Breaking down blockchain’s progress and potential

Blockchain is certainly entering the conversation more and more. But given how fast fintech news and trends change these days, we understand it may be tough to gauge its true impact or understand what, exactly, has industry experts so excited.

Based on what we’re hearing from our clients, the impact of blockchain will indeed be real and profound. However, it’s important to remember that the current technology is in a nascent stage and not ready for large scale adoption.

Momentum building among key blockchain players

Just about every major bank around the world is testing blockchain. Many are partnering with fintech companies that use blockchain or are investing in start-ups.

A number of global banks – such as Morgan Stanley, UBS and Goldman Sachs – have released research papers on the technology.

Most recently, RBC announced a partnership with JPMorgan and Australia and New Zealand Banking Group to move international payments using a blockchain system. Plus, the Toronto-based Blockchain Research Institute just added 16 new founding members, including Deloitte Canada, the Depository Trust & Clearing Corporation (“DTCC”) and Interac/Acxsys.

“Most recently, RBC announced a partnership with JPMorgan and Australia and New Zealand Banking Group to move international payments using a blockchain system.”

Decentralization driving potential

What, precisely, has all these key players buying in at such a frenetic pace? In a nutshell: decentralization and huge enhancements to the transaction process.

Let’s break this down a little more. Blockchain doesn’t rely on any centralized third parties (like banks or governments) to process and record transactions.

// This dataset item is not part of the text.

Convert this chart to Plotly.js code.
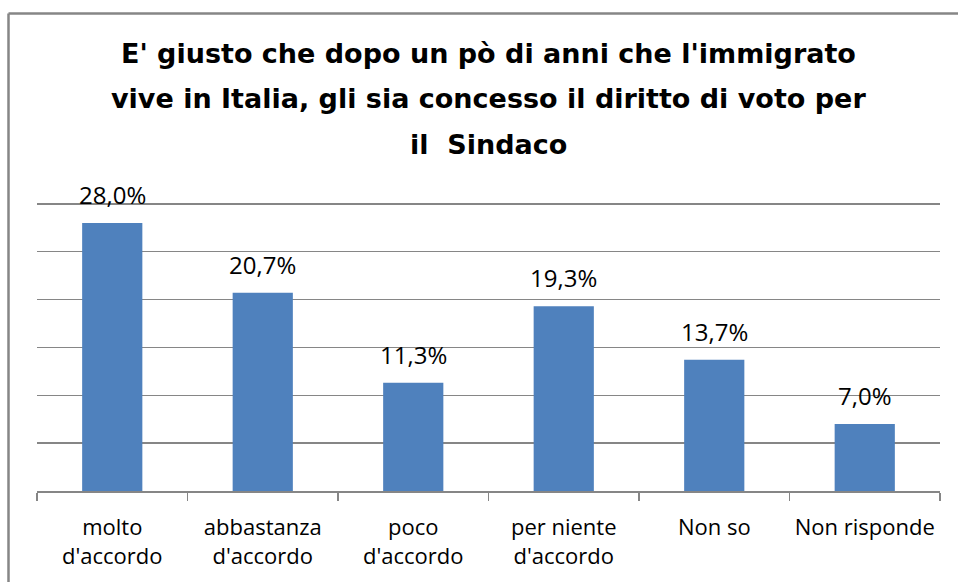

It can reconcile transactions nearly instantaneously between two parties, as the data is shared and continually validated through millions of collaborative “processing nodes.”

“Blockchain doesn’t rely on any centralized third parties (like banks or governments) to process and record transactions.”

By cutting out third-party intermediaries and decentralizing the transaction process, it holds the potential for much faster settlement times, lower operating costs, and more secure and accessible financial services.

Decentralization may slow progress

However, blockchain can’t merely be added to existing systems. Its core characteristic – decentralization – may slow its own progress, for now.

The blockchain shared format works with no central location but each network node existing on the blockchain may be subject to different legal requirements. Pinpointing jurisdictions and territoriality issues, then, will impede the regulatory process needed for greater adoption.

“It’s important to remember that blockchain can’t merely be added to existing systems.”

It will take some time to fully understand its benefits and risks, but leading firms won’t sit on the sidelines. Expect the pace of innovation and integration to pick up as blockchain’s future meets today’s financial services.